HABERİ
13 Ağustos 2007

60. Hükümeti bekleyen hayati yasalar

Kurulacak 60. Hükümet, Türkiye'de çalışma hayatını ilgilendiren bir dizi yasal düzenlemeyi masasında bulacak. Sosyal Sigortalar ve Genel Sağlık Sigortası Yasası bunların başında geliyor.

Kurulacak 60. Hükümet, Türkiye'de çalışma hayatını ilgilendiren bir dizi yasal düzenlemeyi masasında bulacak. AA muhabirinin derlediği bilgilere göre, bu düzenlemelerin başında, 1 Ocak 2007'de yürürlüğe girmesi gereken, ancak yürürlük tarihi 1 Ocak 2008'e ertelenen ''Sosyal Sigortalar ve Genel Sağlık Sigortası Yasası'' geliyor.

Anayasa Mahkemesi'nin, Aralık 2006'da, yasanın bazı maddelerini ''kamu çalışanları'' yönünden iptalinin ardından, yeni bir düzenleme yapılması için yasanın yürürlüğü 1 Ocak 2008'e ertelenmişti. Neredeyse bütün işçi sendikalarının tepki gösterdiği yasaya yönelik eleştiriler, emekli olabilmek için gereken prim gün sayısının kademeli olarak 7 binden 9 bin güne yükseltilmesi ve aylık bağlama oranlarının düşürülmesi üzerine yoğunlaşıyor. Anayasa Mahkemesi'nin kararının ardından, Çalışma ve Sosyal Güvenlik Bakanlığı bürokratları, yüksek mahkemenin kararı doğrultusunda nasıl bir düzenleme yapılacağı üzerinde çalışmalarını sürdürürken, çeşitli branşlardaki akademisyenlerin de görüşüne başvuruyor.

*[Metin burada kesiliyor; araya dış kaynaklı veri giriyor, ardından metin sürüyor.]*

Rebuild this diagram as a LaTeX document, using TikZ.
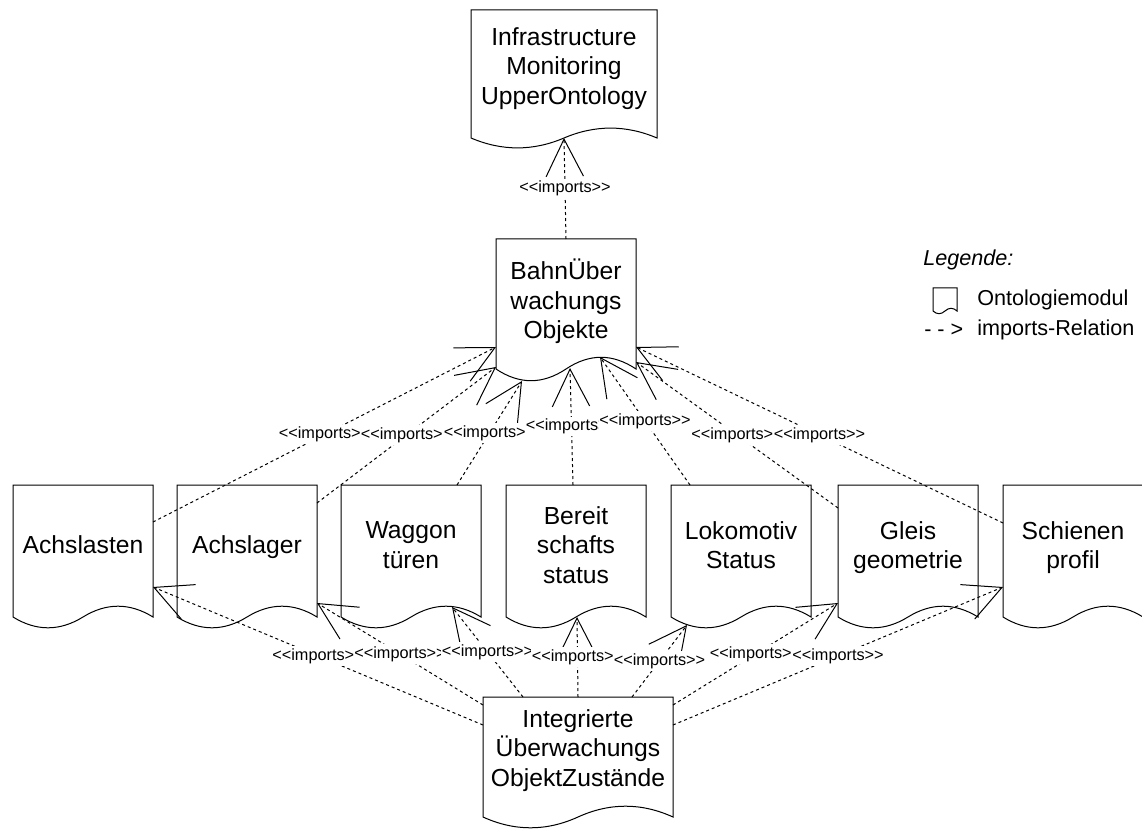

Yasanın çıkarılması, IMF ile yürütülen stand-by anlaşmasının koşulları arasında da yer alıyor. Sosyal güvenlik reformu kapsamında sosyal yardımlara ilişkin temel ilkeleri belirlemek, ortak veri tabanını oluşturmak, bu alandaki kamu kaynağının etkin kullanılmasını sağlamak ve sosyal yardımlardan faydalanmayı adil ve ulaşılabilir kılmak üzere hazırlan ''Sosyal Yardımlar ve Primsiz Ödemeler Kanun Tasarısı Taslağı'' da yeni hükümeti bekleyen yasa taslakları arasında bulunuyor.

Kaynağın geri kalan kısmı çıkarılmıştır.